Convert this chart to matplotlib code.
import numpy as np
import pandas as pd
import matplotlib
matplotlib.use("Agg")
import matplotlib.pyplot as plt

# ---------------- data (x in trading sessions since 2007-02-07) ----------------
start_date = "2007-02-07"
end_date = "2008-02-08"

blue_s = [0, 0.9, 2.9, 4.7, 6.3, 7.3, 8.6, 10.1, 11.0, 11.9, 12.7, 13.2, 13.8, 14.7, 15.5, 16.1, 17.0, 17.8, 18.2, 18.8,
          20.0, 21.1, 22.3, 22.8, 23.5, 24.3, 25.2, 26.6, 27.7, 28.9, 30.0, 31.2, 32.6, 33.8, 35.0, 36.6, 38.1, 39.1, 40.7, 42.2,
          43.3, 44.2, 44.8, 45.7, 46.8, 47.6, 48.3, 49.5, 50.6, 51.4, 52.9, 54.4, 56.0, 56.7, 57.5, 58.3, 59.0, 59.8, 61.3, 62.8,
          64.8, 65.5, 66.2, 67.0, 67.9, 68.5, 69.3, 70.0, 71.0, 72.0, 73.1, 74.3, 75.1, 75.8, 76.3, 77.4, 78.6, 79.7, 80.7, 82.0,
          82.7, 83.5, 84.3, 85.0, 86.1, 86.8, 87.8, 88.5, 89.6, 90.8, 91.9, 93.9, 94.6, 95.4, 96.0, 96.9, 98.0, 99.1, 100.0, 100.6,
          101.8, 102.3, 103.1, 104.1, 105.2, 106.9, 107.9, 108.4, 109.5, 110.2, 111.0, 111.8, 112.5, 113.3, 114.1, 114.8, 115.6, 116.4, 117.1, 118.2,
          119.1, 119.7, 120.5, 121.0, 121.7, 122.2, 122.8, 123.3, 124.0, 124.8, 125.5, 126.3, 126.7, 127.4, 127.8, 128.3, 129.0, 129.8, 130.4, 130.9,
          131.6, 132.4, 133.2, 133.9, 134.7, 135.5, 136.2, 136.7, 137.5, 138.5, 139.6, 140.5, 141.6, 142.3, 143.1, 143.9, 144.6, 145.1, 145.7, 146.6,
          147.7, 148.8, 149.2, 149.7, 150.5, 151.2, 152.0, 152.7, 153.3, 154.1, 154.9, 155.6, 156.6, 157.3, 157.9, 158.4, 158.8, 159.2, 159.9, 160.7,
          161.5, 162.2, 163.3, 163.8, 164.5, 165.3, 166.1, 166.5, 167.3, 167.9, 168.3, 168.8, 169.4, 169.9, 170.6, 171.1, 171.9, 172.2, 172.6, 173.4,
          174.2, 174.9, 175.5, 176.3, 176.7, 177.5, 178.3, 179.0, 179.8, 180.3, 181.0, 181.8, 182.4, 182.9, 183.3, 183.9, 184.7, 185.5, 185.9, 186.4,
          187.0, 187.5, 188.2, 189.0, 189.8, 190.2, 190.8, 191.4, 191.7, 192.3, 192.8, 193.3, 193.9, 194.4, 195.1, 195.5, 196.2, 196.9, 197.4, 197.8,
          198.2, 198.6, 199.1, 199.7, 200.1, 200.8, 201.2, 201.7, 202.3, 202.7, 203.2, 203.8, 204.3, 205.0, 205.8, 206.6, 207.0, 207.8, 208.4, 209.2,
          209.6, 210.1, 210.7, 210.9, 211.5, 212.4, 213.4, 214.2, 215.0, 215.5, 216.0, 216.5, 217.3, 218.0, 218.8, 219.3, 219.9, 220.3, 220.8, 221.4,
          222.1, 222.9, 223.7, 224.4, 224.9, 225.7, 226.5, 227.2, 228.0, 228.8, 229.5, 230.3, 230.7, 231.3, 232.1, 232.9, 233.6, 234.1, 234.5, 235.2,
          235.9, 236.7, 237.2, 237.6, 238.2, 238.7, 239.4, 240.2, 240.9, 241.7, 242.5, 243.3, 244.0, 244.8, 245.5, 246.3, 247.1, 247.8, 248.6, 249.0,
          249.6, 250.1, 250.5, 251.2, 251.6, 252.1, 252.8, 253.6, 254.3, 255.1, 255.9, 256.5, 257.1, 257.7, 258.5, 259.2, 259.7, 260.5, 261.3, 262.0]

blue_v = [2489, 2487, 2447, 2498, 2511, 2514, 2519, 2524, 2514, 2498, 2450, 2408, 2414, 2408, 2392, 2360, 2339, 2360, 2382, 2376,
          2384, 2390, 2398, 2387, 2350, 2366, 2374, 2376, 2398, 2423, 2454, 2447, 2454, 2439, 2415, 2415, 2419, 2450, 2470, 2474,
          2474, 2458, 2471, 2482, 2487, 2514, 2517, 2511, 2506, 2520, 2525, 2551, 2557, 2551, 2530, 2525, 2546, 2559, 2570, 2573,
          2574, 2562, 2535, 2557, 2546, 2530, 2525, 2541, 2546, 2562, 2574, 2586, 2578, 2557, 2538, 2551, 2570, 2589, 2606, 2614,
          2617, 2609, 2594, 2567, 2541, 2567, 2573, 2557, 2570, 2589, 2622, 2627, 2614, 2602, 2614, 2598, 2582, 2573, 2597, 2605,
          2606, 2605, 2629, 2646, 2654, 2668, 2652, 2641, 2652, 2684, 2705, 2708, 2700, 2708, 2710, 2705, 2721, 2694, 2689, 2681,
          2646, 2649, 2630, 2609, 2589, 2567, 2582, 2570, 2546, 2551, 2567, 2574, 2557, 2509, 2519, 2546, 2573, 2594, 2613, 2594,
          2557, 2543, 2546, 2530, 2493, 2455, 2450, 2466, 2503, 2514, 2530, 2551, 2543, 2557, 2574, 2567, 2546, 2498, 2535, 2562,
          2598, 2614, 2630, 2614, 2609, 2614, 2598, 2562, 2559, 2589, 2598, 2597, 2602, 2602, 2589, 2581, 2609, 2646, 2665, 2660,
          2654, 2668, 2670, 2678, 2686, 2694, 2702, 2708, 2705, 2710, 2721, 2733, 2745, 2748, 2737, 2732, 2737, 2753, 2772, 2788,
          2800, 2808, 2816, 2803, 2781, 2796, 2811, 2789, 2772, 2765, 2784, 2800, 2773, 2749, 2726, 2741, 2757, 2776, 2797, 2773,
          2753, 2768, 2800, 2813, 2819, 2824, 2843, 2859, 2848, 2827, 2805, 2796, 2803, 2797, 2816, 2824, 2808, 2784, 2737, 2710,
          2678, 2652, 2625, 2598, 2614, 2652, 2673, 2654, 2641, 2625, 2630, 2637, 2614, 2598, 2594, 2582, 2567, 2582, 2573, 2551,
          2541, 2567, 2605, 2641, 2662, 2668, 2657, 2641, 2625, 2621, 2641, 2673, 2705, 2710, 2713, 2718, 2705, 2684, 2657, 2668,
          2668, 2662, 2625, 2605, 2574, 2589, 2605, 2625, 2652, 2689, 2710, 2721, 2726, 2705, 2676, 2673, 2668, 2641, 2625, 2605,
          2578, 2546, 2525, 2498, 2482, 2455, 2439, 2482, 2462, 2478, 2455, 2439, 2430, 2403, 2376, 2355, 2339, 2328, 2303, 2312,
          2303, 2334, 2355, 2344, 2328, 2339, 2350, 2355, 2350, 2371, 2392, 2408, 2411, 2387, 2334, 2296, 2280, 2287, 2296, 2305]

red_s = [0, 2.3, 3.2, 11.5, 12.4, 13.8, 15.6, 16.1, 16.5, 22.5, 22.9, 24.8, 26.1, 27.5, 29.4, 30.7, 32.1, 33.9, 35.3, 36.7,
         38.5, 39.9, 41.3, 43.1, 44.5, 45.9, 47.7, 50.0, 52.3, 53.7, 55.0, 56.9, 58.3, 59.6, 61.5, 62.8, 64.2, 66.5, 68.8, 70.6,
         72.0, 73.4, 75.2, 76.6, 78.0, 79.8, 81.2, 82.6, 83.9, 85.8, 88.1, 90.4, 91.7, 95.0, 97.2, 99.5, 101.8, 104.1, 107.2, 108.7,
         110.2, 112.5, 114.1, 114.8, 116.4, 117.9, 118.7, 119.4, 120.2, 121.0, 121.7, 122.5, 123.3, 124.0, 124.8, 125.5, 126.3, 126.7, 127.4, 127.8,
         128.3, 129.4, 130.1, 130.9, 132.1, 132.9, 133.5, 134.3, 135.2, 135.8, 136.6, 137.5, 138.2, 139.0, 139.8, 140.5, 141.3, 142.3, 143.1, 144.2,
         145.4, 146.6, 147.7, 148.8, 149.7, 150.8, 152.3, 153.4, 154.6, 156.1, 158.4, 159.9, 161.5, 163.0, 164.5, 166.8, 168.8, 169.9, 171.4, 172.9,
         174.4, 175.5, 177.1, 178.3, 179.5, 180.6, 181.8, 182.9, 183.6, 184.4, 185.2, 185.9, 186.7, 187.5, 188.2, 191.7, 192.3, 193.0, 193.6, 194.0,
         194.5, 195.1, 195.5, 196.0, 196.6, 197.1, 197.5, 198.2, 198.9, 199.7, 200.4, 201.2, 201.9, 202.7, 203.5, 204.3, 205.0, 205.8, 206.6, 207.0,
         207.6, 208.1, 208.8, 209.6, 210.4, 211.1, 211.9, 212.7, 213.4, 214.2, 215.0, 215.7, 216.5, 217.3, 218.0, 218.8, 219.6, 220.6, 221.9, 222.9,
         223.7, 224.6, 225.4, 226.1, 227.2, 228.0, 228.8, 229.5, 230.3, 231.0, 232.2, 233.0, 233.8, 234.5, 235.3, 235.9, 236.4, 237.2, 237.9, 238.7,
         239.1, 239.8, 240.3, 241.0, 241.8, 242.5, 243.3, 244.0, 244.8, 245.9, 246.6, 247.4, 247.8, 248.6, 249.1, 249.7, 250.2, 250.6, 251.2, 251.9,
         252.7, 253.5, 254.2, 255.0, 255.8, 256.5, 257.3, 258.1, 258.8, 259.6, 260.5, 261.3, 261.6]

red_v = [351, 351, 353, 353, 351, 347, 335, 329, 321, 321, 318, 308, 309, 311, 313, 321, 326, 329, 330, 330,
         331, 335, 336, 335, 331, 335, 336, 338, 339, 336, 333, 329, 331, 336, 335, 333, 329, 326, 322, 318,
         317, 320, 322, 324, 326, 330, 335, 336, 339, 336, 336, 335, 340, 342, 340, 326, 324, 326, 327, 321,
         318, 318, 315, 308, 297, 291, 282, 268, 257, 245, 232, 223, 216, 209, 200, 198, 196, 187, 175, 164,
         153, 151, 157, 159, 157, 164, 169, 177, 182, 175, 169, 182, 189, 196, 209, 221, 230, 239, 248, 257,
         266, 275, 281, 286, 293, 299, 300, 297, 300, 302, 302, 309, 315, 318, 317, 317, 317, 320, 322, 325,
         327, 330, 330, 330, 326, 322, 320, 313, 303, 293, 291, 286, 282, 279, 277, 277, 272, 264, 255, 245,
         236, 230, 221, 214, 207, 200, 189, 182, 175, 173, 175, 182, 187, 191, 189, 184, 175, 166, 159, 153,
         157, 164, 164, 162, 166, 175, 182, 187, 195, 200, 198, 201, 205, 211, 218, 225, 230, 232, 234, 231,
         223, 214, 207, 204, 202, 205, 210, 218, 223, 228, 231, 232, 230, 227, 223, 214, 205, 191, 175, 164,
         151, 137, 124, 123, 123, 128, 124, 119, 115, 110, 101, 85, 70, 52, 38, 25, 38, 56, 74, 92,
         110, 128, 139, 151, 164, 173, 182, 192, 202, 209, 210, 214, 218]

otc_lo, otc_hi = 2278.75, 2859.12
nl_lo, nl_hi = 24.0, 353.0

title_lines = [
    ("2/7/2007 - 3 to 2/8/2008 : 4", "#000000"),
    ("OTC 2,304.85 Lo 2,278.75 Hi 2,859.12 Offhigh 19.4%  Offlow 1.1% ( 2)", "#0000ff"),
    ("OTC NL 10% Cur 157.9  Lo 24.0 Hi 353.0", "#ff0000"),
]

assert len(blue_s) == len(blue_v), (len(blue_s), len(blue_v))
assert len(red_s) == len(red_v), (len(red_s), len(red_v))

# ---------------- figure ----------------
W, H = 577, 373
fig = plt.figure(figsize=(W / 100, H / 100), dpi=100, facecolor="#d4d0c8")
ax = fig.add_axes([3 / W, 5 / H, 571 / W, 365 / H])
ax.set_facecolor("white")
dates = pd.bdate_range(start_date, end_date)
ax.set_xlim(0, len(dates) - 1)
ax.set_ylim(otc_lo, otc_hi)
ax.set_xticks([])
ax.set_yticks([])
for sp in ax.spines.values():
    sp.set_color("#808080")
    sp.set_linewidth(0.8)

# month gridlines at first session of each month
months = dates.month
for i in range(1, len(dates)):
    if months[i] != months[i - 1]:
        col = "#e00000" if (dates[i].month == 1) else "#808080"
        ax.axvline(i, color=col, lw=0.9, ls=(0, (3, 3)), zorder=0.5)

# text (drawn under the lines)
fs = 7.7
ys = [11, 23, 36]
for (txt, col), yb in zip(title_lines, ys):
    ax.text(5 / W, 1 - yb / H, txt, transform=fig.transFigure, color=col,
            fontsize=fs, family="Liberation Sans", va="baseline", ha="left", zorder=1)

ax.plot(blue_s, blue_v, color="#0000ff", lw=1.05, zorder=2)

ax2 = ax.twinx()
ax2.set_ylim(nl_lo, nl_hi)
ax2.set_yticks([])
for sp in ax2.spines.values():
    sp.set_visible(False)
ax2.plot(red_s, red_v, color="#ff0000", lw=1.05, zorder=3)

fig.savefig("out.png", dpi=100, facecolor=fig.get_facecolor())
--
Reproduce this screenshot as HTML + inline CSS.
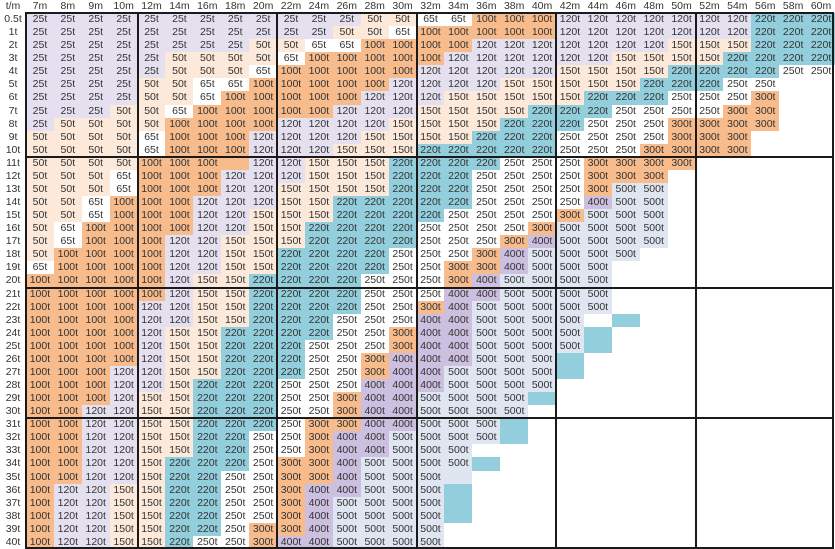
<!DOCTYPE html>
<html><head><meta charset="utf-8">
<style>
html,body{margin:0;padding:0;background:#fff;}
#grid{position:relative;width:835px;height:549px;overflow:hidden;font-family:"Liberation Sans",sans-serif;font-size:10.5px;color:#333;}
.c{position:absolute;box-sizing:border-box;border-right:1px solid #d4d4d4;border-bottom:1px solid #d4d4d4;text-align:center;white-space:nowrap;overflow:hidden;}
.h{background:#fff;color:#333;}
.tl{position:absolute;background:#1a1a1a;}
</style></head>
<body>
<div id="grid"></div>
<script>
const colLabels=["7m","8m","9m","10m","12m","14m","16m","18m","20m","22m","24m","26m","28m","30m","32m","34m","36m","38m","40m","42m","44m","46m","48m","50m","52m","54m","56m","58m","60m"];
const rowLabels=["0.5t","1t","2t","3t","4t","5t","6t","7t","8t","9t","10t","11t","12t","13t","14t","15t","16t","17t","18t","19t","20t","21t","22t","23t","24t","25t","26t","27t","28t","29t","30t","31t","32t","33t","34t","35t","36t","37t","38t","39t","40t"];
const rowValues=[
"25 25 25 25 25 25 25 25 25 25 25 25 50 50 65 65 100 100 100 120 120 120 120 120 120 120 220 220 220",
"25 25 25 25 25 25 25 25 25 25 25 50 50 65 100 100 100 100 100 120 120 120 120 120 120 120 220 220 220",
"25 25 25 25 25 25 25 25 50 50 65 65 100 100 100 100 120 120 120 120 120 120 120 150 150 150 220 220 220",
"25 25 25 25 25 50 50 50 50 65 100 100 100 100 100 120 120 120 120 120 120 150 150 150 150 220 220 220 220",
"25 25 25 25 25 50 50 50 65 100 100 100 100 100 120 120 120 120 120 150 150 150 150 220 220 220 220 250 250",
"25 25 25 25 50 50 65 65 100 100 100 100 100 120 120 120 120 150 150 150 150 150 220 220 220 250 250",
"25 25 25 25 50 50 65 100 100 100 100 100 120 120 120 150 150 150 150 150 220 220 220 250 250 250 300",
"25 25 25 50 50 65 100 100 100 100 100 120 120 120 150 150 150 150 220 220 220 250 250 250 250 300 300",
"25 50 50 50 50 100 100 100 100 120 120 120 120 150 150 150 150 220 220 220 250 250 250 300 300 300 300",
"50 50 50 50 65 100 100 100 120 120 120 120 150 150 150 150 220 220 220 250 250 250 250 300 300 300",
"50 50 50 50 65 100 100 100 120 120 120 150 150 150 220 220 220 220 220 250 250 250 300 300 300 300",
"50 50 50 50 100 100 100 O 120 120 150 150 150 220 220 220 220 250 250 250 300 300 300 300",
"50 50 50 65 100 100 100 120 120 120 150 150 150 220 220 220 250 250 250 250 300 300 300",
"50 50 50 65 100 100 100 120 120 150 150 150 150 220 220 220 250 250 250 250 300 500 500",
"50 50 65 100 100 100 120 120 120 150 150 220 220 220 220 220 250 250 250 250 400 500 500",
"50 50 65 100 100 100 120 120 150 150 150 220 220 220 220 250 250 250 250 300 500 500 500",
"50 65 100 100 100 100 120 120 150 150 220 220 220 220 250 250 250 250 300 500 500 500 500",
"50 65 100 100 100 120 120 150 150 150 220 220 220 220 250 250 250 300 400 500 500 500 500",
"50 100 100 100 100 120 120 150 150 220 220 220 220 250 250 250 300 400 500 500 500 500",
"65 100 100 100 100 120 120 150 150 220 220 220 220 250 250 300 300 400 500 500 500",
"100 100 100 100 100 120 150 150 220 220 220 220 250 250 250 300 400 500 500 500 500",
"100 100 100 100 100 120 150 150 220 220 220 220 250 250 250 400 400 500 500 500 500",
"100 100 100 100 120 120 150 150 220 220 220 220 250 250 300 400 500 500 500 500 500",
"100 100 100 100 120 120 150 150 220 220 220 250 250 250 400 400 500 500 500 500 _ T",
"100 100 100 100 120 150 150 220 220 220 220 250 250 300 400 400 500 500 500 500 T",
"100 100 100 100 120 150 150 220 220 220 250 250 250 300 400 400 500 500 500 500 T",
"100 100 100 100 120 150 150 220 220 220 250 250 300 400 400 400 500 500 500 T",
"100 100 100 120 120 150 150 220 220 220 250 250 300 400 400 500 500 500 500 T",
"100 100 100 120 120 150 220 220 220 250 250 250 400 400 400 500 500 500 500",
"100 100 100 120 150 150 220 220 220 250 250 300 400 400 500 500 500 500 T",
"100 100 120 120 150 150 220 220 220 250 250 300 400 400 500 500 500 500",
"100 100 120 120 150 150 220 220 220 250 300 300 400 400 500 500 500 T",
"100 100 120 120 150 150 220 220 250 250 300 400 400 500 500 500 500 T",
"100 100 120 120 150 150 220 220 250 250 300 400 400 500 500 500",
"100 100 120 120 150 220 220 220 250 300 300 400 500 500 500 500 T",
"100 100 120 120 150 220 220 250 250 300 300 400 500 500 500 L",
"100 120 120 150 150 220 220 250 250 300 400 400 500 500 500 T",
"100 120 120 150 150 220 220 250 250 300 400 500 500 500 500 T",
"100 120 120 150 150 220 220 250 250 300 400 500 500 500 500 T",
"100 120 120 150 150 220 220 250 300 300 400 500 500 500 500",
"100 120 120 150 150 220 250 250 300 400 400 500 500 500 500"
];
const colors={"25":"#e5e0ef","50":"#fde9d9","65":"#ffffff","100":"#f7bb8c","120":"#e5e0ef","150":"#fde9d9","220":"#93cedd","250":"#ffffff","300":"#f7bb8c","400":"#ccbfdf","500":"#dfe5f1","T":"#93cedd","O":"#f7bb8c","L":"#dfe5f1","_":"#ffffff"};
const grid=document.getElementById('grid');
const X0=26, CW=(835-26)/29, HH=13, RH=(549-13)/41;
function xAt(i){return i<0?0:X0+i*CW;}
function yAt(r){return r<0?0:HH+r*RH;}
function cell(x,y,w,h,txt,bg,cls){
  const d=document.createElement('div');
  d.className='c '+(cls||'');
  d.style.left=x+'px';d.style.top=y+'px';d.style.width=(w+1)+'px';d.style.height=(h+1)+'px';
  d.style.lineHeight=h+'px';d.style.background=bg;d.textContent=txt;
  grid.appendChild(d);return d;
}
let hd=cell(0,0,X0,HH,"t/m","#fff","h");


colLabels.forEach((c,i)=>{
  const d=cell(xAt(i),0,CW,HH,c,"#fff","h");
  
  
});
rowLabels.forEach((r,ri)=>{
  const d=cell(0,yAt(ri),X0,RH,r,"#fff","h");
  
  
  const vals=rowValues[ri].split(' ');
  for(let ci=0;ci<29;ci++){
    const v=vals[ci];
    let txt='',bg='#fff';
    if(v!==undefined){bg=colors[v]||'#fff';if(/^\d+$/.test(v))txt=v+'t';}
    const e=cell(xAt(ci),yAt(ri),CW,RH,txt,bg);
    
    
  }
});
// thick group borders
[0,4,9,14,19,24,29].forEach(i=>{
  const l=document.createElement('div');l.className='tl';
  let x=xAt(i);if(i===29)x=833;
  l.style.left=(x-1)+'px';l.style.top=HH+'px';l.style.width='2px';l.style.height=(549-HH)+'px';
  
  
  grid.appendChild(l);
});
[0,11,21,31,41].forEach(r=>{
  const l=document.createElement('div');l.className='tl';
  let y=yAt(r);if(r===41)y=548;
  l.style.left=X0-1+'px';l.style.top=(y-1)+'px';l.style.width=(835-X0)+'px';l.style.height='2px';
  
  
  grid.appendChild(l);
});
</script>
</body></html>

**Objective**
From the records above, transcribe without alteration every line from the one with "Convert this chart to matplotlib code." to the one with "import matplotlib.pyplot as plt", inclusive.

**Final answer**
Convert this chart to matplotlib code.
import numpy as np
import pandas as pd
import matplotlib
matplotlib.use("Agg")
import matplotlib.pyplot as plt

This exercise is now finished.